Data Transformations

Binning

The binning transformation divides the value range of a field into intervals, and counts the number of values within each interval. To apply the transformation, here is an example:

    let t = datatable.transform("bin", ["col1"]);

The returned result t is a DataTable. Each tuple (i.e., row) represents a bin or an interval. There are three fields (i.e., columns): “x0” (lower bound of the bin, inclusive), “x1” (upper bound of the bin, exclusive except the last bin), and “col1_count” (the number of values in the bin).
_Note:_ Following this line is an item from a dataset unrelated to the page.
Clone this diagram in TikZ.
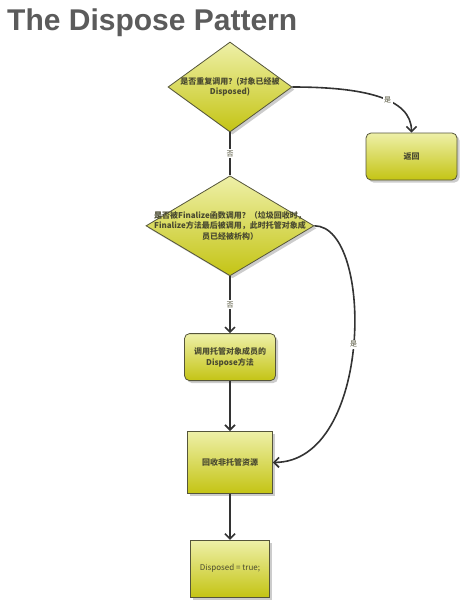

parameterrequired?explanationdefault value
binWidthoptionalwidth of bincomputed using Sturge’s formula
minoptionalminimum bin valueminimum field value
maxoptionalmaximum bin valueminimum field value

Filtering

The filtering transformation removes tuples in a data table that do not satisfy user defined criteria. The filtering criteria are defined as an array of predicates. To apply the transformation, here is an example:

    let t = datatable.transform("filter", [{field: "col1", value: "value1"}]);

The returned result t is a DataTable, where the rows are a subset of the rows in the original data table.

Kernel Density Estimation

The KDE transformation estimates the probability density of a field using an Epanechnikov kernel:

    let t = datatable.transform("kde", ["col1"]);

The returned result t is a DataTable. Each tuple (i.e., row) has two fields (i.e., columns): “col1” (value samples from the input field), and “col1_density” (the estimated probability density for the value sample).

parameterrequired?explanationdefault value
minoptionalminimum valueminimum field value
maxoptionalmaximum valuemaximum field value
bandwidthrequiredsmoothing parameter
intervalrequiredwidth of bin

Sorting

The sorting transformation orders tuples in a data table by the values of the specified fields in the defined order. By default, sorting is in ascending order. For example, the following code sorts the table rows first by "col1" then by "col2".

    datatable.transform("sort", ["col1", "col2"]);

The original data table is transformed and the return type is void.